The bill pits the public interest in standardized, machine‑readable transparency about fee‑funded state activity against the administrative burden and accuracy challenges of mapping diverse accounting systems to statutory authorities; greater transparency is valuable only if the data are accurate, consistently categorized and maintained — which requires resources many agencies do not currently budget for.

The bill delegates critical implementation choices to the Department of Finance while leaving several practical questions unresolved. The statute requires revenue reporting by 'category' but does not specify the granularity of those categories, whether multiple statutory authorities that fund a single program must be split, or how to treat fees that are pooled or transferred between funds.

Agencies will need to decide how to apportion receipts where legal authorizations and accounting practice diverge. Without uniform guidance at the outset, early publications risk inconsistent categorizations that could lead to misleading comparisons across agencies.

Another unresolved issue is the publication locus and reconciliation with existing fiscal reporting. The text alternates between requiring publication on each agency’s website and on 'the department’s internet website,' creating uncertainty about whether DOF will host a centralized repository.
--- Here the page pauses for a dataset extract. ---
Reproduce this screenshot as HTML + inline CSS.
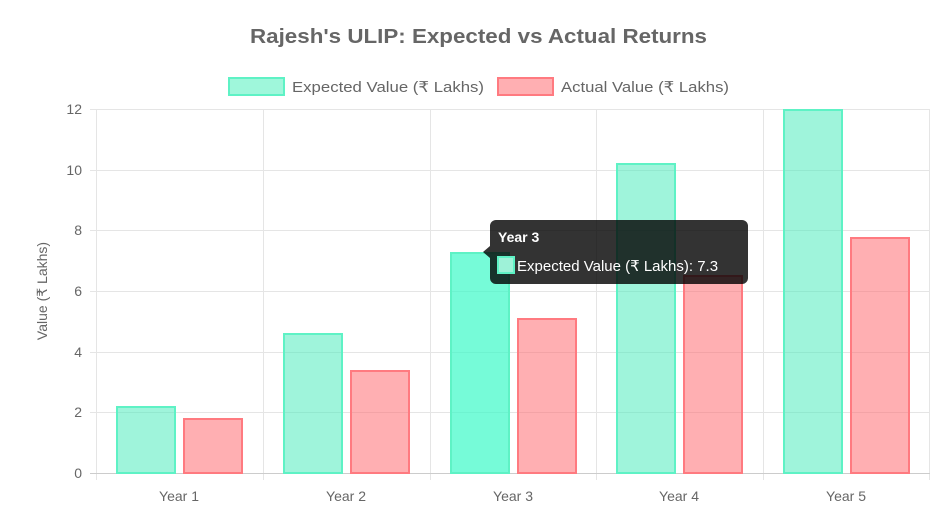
<!DOCTYPE html><html><head><style>body{margin:0;background:#fff}svg{font-family:"Liberation Sans","DejaVu Sans",sans-serif}</style></head><body>
<svg width="948" height="523" xmlns="http://www.w3.org/2000/svg">
<text x="250" y="43" font-size="20" font-weight="bold" fill="#666" textLength="457" lengthAdjust="spacingAndGlyphs">Rajesh's ULIP: Expected vs Actual Returns</text>
<rect x="229" y="78" width="55" height="17" fill="rgba(80,240,190,0.55)" stroke="#5ef2c5" stroke-width="2"/>
<text x="292" y="92" font-size="15" fill="#666" textLength="192" lengthAdjust="spacingAndGlyphs">Expected Value (₹ Lakhs)</text>
<rect x="498" y="78" width="55" height="17" fill="rgba(255,110,115,0.55)" stroke="#ff7a80" stroke-width="2"/>
<text x="561" y="92" font-size="15" fill="#666" textLength="168" lengthAdjust="spacingAndGlyphs">Actual Value (₹ Lakhs)</text>
<g stroke="#e5e5e5" stroke-width="1">
<line x1="90" y1="109.5" x2="930" y2="109.5"/><line x1="90" y1="170.5" x2="930" y2="170.5"/><line x1="90" y1="230.5" x2="930" y2="230.5"/><line x1="90" y1="291.5" x2="930" y2="291.5"/><line x1="90" y1="352.5" x2="930" y2="352.5"/><line x1="90" y1="412.5" x2="930" y2="412.5"/>
<line x1="96.5" y1="109" x2="96.5" y2="480"/><line x1="263.5" y1="109" x2="263.5" y2="480"/><line x1="430.5" y1="109" x2="430.5" y2="480"/><line x1="596.5" y1="109" x2="596.5" y2="480"/><line x1="763.5" y1="109" x2="763.5" y2="480"/><line x1="929.5" y1="109" x2="929.5" y2="480"/>
</g>
<line x1="90" y1="473.5" x2="930" y2="473.5" stroke="#ccc"/>
<g font-size="14" fill="#666" text-anchor="end">
<text x="82" y="114">12</text><text x="82" y="175">10</text><text x="82" y="235">8</text><text x="82" y="296">6</text><text x="82" y="357">4</text><text x="82" y="417">2</text><text x="82" y="478">0</text>
</g>
<text transform="translate(47,291) rotate(-90)" text-anchor="middle" font-size="14" fill="#666">Value (₹ Lakhs)</text>
<g font-size="14" fill="#666" text-anchor="middle">
<text x="179" y="501">Year 1</text><text x="346" y="501">Year 2</text><text x="513" y="501">Year 3</text><text x="679" y="501">Year 4</text><text x="846" y="501">Year 5</text>
</g>
<g fill="rgba(80,235,190,0.55)" stroke="#5ef2c5" stroke-width="2">
<rect x="117" y="407" width="58" height="66"/>
<rect x="284" y="334" width="58" height="139"/>
<rect x="451" y="253" width="58" height="220" fill="rgba(60,250,200,0.7)"/>
<rect x="617" y="164" width="58" height="309"/>
<rect x="784" y="110" width="58" height="363"/>
</g>
<g fill="rgba(255,110,115,0.55)" stroke="#ff7a80" stroke-width="2">
<rect x="184" y="419" width="58" height="54"/>
<rect x="351" y="371" width="58" height="102"/>
<rect x="518" y="319" width="58" height="154"/>
<rect x="684" y="276" width="58" height="197"/>
<rect x="851" y="238" width="58" height="235"/>
</g>
<path d="M496,220 H742 a6,6 0 0 1 6,6 V278 a6,6 0 0 1 -6,6 H496 a6,6 0 0 1 -6,-6 V258 L483,252 L490,246 V226 a6,6 0 0 1 6,-6 Z" fill="rgba(0,0,0,0.8)"/>
<text x="498" y="242" font-size="14" font-weight="bold" fill="#fff">Year 3</text>
<rect x="498" y="257" width="16" height="16" fill="#9ef2d8" stroke="#5ef2c5" stroke-width="2"/>
<text x="517" y="271" font-size="15" fill="#fff">Expected Value (₹ Lakhs): 7.3</text>
</svg></body></html>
The bill also omits enforcement mechanisms and does not require historical backfill, so the public value of the data will depend heavily on the scope and rigor of DOF standards and on agencies’ willingness and capacity to comply. Finally, although the requirement targets aggregate revenue (not individual payer records), agencies must still manage privacy and confidentiality risks when reporting narrow sets of receipts that could be identifiable in small programs.